UsdJpy The hangover from last week’s BoJ intervention is still lingering in the market, and understandably the bears who got burnt have been wary about re-entering the market once again -meaning USDJPY has stayed buoyed above 85.20 support since the middle of last week. Notably, even with the bears wounded, we have not yet seen much appetite for a move higher from the bulls, as 85.90 (19 Aug & 30 Aug resistance)remains the glass ceiling on price action. Ahead of tomorrow’s FOMC meeting the price action is likely to be subdued and range-bound between 85.20-90, but in the coming week we feel there may be a few more shorts to be squeezed out before another dip lower can materialize.
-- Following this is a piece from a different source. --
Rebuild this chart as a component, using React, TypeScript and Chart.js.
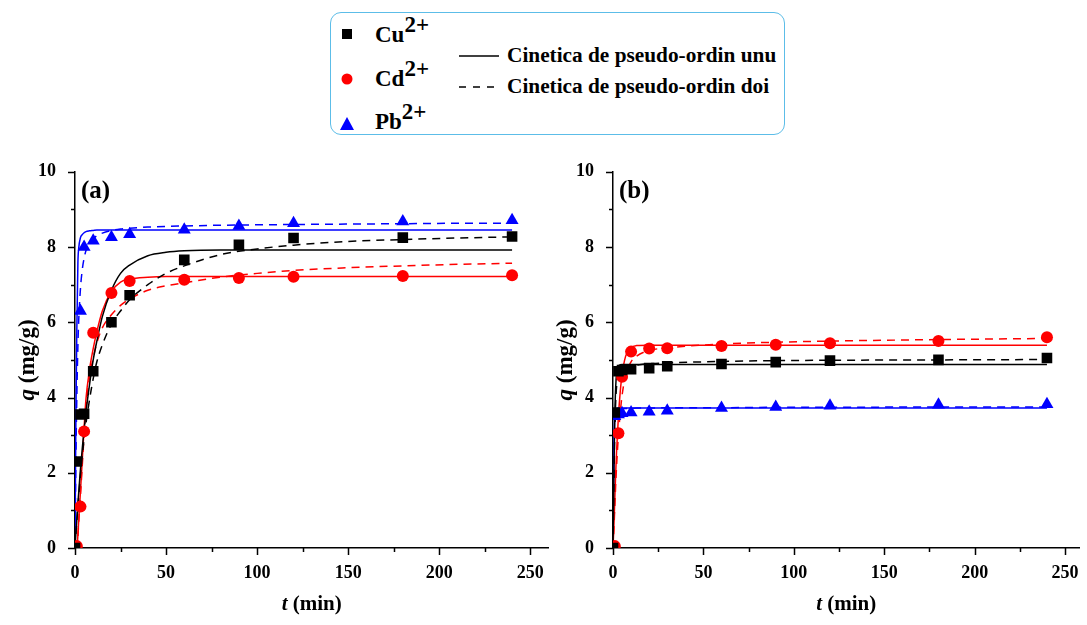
import React, { useEffect, useRef } from "react";
import { Chart, registerables } from "chart.js";
Chart.register(...registerables);

// ---- measured points (time, min) ----
const timesExp = [0, 1, 3, 5, 10, 20, 30, 60, 90, 120, 180, 240];
// panel (a)
const cuA = [0, 2.3, 3.55, 3.57, 4.7, 6.0, 6.72, 7.66, 8.06, 8.24, 8.25, 8.28];
const cdA = [0, 0.05, 1.1, 3.1, 5.72, 6.78, 7.1, 7.13, 7.18, 7.21, 7.23, 7.25];
const pbA = [0, null, 6.3, 8.0, 8.17, 8.26, 8.34, 8.46, 8.56, 8.63, 8.68, 8.71];
// panel (b)
const cuB = [0, 3.6, 4.7, 4.73, 4.75, 4.78, 4.83, 4.89, 4.94, 4.98, 5.0, 5.05];
const cdB = [0, 0.05, 3.05, 4.55, 5.22, 5.3, 5.31, 5.37, 5.4, 5.44, 5.5, 5.6];
const pbB = [0, 3.5, 3.55, 3.58, 3.6, 3.62, 3.65, 3.72, 3.75, 3.78, 3.81, 3.82];

// ---- fitted curves ----
const fitTimesA = [0, 0.5, 1, 1.6, 2, 3, 4, 5, 6, 8, 10, 12, 15, 20, 25, 30, 40, 50, 60, 80, 100, 120, 150, 180, 210, 240];
const cuPfoA = [0, 0.4, 0.75, 1.2, 1.45, 2.1, 2.65, 3.15, 3.6, 4.35, 5.0, 5.5, 6.15, 6.85, 7.3, 7.52, 7.77, 7.86, 7.9, 7.92, 7.92, 7.92, 7.92, 7.92, 7.92, 7.92];
const cuPsoA = [0, 0.35, 0.7, 1.1, 1.35, 1.95, 2.45, 2.9, 3.3, 3.95, 4.5, 4.95, 5.4, 5.95, 6.3, 6.6, 7.0, 7.3, 7.5, 7.8, 7.95, 8.05, 8.15, 8.2, 8.24, 8.27];
const cdPfoA = [0, 0, 0, 0.35, 0.7, 1.5, 2.35, 3.2, 3.95, 4.75, 5.3, 5.75, 6.3, 6.82, 7.07, 7.15, 7.2, 7.22, 7.22, 7.22, 7.22, 7.22, 7.22, 7.22, 7.22, 7.22];
const cdPsoA = [0, 0, 0, 0.3, 0.65, 1.4, 2.2, 3.0, 3.7, 4.55, 5.05, 5.45, 5.85, 6.2, 6.45, 6.62, 6.85, 6.97, 7.05, 7.2, 7.3, 7.38, 7.45, 7.5, 7.54, 7.57];
const pbPfoA = [0, 3.5, 5.8, 7.6, 7.95, 8.25, 8.33, 8.38, 8.41, 8.43, 8.44, 8.45, 8.45, 8.45, 8.45, 8.45, 8.45, 8.45, 8.45, 8.45, 8.45, 8.45, 8.45, 8.45, 8.45, 8.45];
const pbPsoA = [0, 2.4, 4.0, 5.4, 6.0, 6.9, 7.4, 7.7, 7.9, 8.1, 8.22, 8.3, 8.37, 8.44, 8.48, 8.5, 8.53, 8.55, 8.56, 8.58, 8.59, 8.6, 8.61, 8.62, 8.63, 8.63];

const fitTimesB = [0, 0.5, 1, 1.5, 2, 3, 4, 5, 7, 10, 13, 20, 30, 60, 90, 120, 180, 240];
const cuPfoB = [0, 2.0, 3.5, 4.3, 4.65, 4.84, 4.87, 4.88, 4.88, 4.88, 4.88, 4.88, 4.88, 4.88, 4.88, 4.88, 4.88, 4.88];
const cuPsoB = [0, 1.7, 3.1, 3.9, 4.3, 4.6, 4.7, 4.75, 4.8, 4.84, 4.86, 4.9, 4.92, 4.96, 4.98, 4.99, 5.0, 5.01];
const cdPfoB = [0, 0.6, 1.3, 2.0, 2.6, 3.5, 4.15, 4.6, 5.1, 5.33, 5.38, 5.39, 5.39, 5.39, 5.39, 5.39, 5.39, 5.39];
const cdPsoB = [0, 0.5, 1.1, 1.7, 2.2, 3.0, 3.6, 4.05, 4.6, 4.95, 5.1, 5.25, 5.32, 5.42, 5.47, 5.5, 5.54, 5.57];
const pbPfoB = [0, 2.5, 3.5, 3.65, 3.7, 3.72, 3.72, 3.72, 3.72, 3.72, 3.72, 3.72, 3.72, 3.72, 3.72, 3.72, 3.72, 3.72];
const pbPsoB = [0, 2.3, 3.35, 3.55, 3.62, 3.67, 3.69, 3.7, 3.71, 3.71, 3.72, 3.72, 3.73, 3.73, 3.74, 3.74, 3.75, 3.75];

const xTicks = [0, 25, 50, 75, 100, 125, 150, 175, 200, 225, 250];
const yTicks = [0, 1, 2, 3, 4, 5, 6, 7, 8, 9, 10];

const FONT = "'Liberation Serif', 'Times New Roman', serif";
const BLACK = "#000000";
const RED = "#ff0000";
const BLUE = "#0000ff";

const pts = (xs: number[], ys: (number | null)[]) =>
  xs.map((x, i) => ({ x, y: ys[i] })).filter((p) => p.y !== null);

function markerSet(label: string, ys: (number | null)[], color: string, style: string, r: number) {
  return {
    label,
    data: pts(timesExp, ys),
    showLine: false,
    pointStyle: style,
    pointRadius: r,
    pointBorderWidth: 0,
    backgroundColor: color,
    borderColor: color,
  };
}
function lineSet(label: string, xs: number[], ys: number[], color: string, dashed: boolean) {
  return {
    label,
    data: pts(xs, ys),
    showLine: true,
    pointRadius: 0,
    borderWidth: 1.5,
    borderColor: color,
    backgroundColor: color,
    borderDash: dashed ? [8, 6] : [],
    cubicInterpolationMode: "monotone",
    fill: false,
  };
}

function drawRich(ctx: CanvasRenderingContext2D, segs: { t: string; i?: boolean }[], size: number) {
  const fonts = segs.map((s) => `${s.i ? "italic " : ""}bold ${size}px ${FONT}`);
  let total = 0;
  const widths = segs.map((s, k) => {
    ctx.font = fonts[k];
    const w = ctx.measureText(s.t).width;
    total += w;
    return w;
  });
  let x = -total / 2;
  segs.forEach((s, k) => {
    ctx.font = fonts[k];
    ctx.fillText(s.t, x, 0);
    x += widths[k];
  });
}

const decorPlugin = {
  id: "decor",
  afterDraw(chart: any, _args: any, opts: any) {
    const ctx = chart.ctx as CanvasRenderingContext2D;
    const area = chart.chartArea;
    const xs = chart.scales.x;
    const ys = chart.scales.y;
    ctx.save();
    ctx.strokeStyle = BLACK;
    ctx.lineWidth = 1.5;
    ctx.beginPath();
    xTicks.forEach((v) => {
      const px = Math.round(xs.getPixelForValue(v)) + 0.5;
      const len = v % 50 === 0 ? 7 : 4;
      ctx.moveTo(px, area.bottom);
      ctx.lineTo(px, area.bottom + len);
    });
    yTicks.forEach((v) => {
      const py = Math.round(ys.getPixelForValue(v)) + 0.5;
      const len = v % 2 === 0 ? 7 : 4;
      ctx.moveTo(area.left, py);
      ctx.lineTo(area.left - len, py);
    });
    ctx.stroke();

    ctx.fillStyle = BLACK;
    ctx.textBaseline = "middle";
    // panel label
    ctx.textAlign = "left";
    ctx.font = `bold 25px ${FONT}`;
    ctx.fillText(opts.panel, area.left + 6, area.top + 20);

    // x title
    ctx.save();
    ctx.translate((area.left + area.right) / 2, area.bottom + 57);
    drawRich(ctx, [{ t: "t", i: true }, { t: " (min)" }], 21);
    ctx.restore();

    // y title
    ctx.save();
    ctx.translate(area.left - 47, (area.top + area.bottom) / 2);
    ctx.rotate(-Math.PI / 2);
    drawRich(ctx, [{ t: "q", i: true }, { t: " (mg/g)" }], 23);
    ctx.restore();
    ctx.restore();
  },
};

function makeConfig(panel: string, datasets: any[], yWidth: number, padRight: number, xMax: number) {
  return {
    type: "scatter",
    data: { datasets },
    plugins: [decorPlugin],
    options: {
      responsive: false,
      animation: false,
      devicePixelRatio: 1,
      layout: { padding: { top: 15, right: padRight, bottom: 0, left: 0 } },
      plugins: {
        legend: { display: false },
        tooltip: { enabled: false },
        decor: { panel },
      },
      scales: {
        x: {
          type: "linear",
          min: 0,
          max: xMax,
          grid: { display: false },
          border: { display: true, color: BLACK, width: 1.5 },
          ticks: {
            stepSize: 25,
            includeBounds: false,
            autoSkip: false,
            maxRotation: 0,
            padding: 7,
            color: BLACK,
            font: { family: FONT, size: 18, weight: "bold" },
            callback: (v: number) => (v % 50 === 0 ? String(v) : ""),
          },
          afterFit: (s: any) => {
            s.height = 77;
          },
        },
        y: {
          type: "linear",
          min: 0,
          max: 10,
          grid: { display: false },
          border: { display: true, color: BLACK, width: 1.5 },
          ticks: {
            stepSize: 1,
            autoSkip: false,
            padding: 11,
            color: BLACK,
            font: { family: FONT, size: 18, weight: "bold" },
            callback: (v: number) => (v % 2 === 0 ? String(v) : ""),
          },
          afterFit: (s: any) => {
            s.width = yWidth;
          },
        },
      },
    },
  };
}

function Panel(props: { left: number; width: number; config: any }) {
  const ref = useRef<HTMLCanvasElement>(null);
  useEffect(() => {
    if (!ref.current) return;
    const chart = new Chart(ref.current, props.config);
    return () => chart.destroy();
  }, []);
  return (
    <canvas
      ref={ref}
      width={props.width}
      height={475}
      style={{ position: "absolute", left: props.left, top: 150, width: props.width, height: 475, display: "block" }}
    />
  );
}

const legendText: React.CSSProperties = {
  position: "absolute",
  fontFamily: FONT,
  fontWeight: "bold",
  fontSize: 21.3,
  color: BLACK,
  whiteSpace: "nowrap",
  lineHeight: "24px",
};

function Ion(props: { name: string; top: number }) {
  return (
    <div style={{ ...legendText, fontSize: 23, left: 44, top: props.top }}>
      {props.name}
      <span style={{ position: "relative", top: -10, fontSize: 23 }}>2+</span>
    </div>
  );
}

export default function App() {
  const dsA = [
    markerSet("Cu2+", cuA, BLACK, "rect", 7.5),
    markerSet("Cd2+", cdA, RED, "circle", 6),
    markerSet("Pb2+", pbA, BLUE, "triangle", 7.5),
    lineSet("Cu PFO", fitTimesA, cuPfoA, BLACK, false),
    lineSet("Cu PSO", fitTimesA, cuPsoA, BLACK, true),
    lineSet("Cd PFO", fitTimesA, cdPfoA, RED, false),
    lineSet("Cd PSO", fitTimesA, cdPsoA, RED, true),
    lineSet("Pb PFO", fitTimesA, pbPfoA, BLUE, false),
    lineSet("Pb PSO", fitTimesA, pbPsoA, BLUE, true),
  ];
  const dsB = [
    markerSet("Cu2+", cuB, BLACK, "rect", 7.5),
    markerSet("Cd2+", cdB, RED, "circle", 6),
    markerSet("Pb2+", pbB, BLUE, "triangle", 7.5),
    lineSet("Cu PFO", fitTimesB, cuPfoB, BLACK, false),
    lineSet("Cu PSO", fitTimesB, cuPsoB, BLACK, true),
    lineSet("Cd PFO", fitTimesB, cdPfoB, RED, false),
    lineSet("Cd PSO", fitTimesB, cdPsoB, RED, true),
    lineSet("Pb PFO", fitTimesB, pbPfoB, BLUE, false),
    lineSet("Pb PSO", fitTimesB, pbPsoB, BLUE, true),
  ];
  const cfgA = makeConfig("(a)", dsA, 75, 7, 260);
  const cfgB = makeConfig("(b)", dsB, 73, 6, 258);

  return (
    <div style={{ position: "absolute", left: 0, top: 0, width: 1087, height: 625, background: "#fff", overflow: "hidden" }}>
      <div
        style={{
          position: "absolute",
          left: 330,
          top: 12,
          width: 455,
          height: 123,
          border: "1.5px solid #5cbde8",
          borderRadius: 11,
          boxSizing: "border-box",
        }}
      >
        <svg width={455} height={123} style={{ position: "absolute", left: 0, top: 0 }}>
          <rect x={11} y={16} width={10} height={10} fill={BLACK} />
          <circle cx={16} cy={66} r={5.5} fill={RED} />
          <polygon points="9,117 23,117 16,104" fill={BLUE} />
          <line x1={128} y1={43} x2={168} y2={43} stroke={BLACK} strokeWidth={1.5} />
          <line x1={128} y1={74} x2={170} y2={74} stroke={BLACK} strokeWidth={1.5} strokeDasharray="7,7" />
        </svg>
        <Ion name="Cu" top={10} />
        <Ion name="Cd" top={54} />
        <Ion name="Pb" top={97} />
        <div style={{ ...legendText, left: 176, top: 30 }}>Cinetica de pseudo-ordin unu</div>
        <div style={{ ...legendText, left: 176, top: 61 }}>Cinetica de pseudo-ordin doi</div>
      </div>
      <Panel left={0} width={556} config={cfgA} />
      <Panel left={540} width={547} config={cfgB} />
    </div>
  );
}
The 3-month downtrend channel is conclusively broken (the back side of that downtrend now seen at 84.70) and should we break above 85.90, the focus then turns to 86.50 (5 Aug high), 86.90, and 88.07. However, it’s worth emphasizing that in spite of our very short-term bias for a move higher, our medium-term forecast is for the pair to come under renewed downward pressure as US yields languish. On the downside the key landmarks are 82.87 (pre-intervention low), weak 2-month downtrend support at 81.90, but then nothing except psychological supports at 82.00 and 81.00.

UsdChf USDCHF still looks rather choppy as bulls and bears battle over this highly sensitive area around parity, but ultimately we think that deeper moves lower are on the way and our fundamental strategists eye a year-end target around 0.9800. An ugly squeeze post-SNB last week punched out 1.0065 resistance and was only halted by resistance at 1.0185; however we are now pointed back lower and after the usual sluggish Monday is out the way then expect the bears to get a grip once more. Last Tuesday’s sell-off already knocked out the 3 Dec 2009 low of 0.9960, meaning the only support level eyed below there is the 26 Nov 2009 low of 0.9920. Bulls should continue to struggle to drag the pair back up through 1.0185 and more distant resistance levels are still eyed at 1.0278 (10 Sep high) and 1.0350.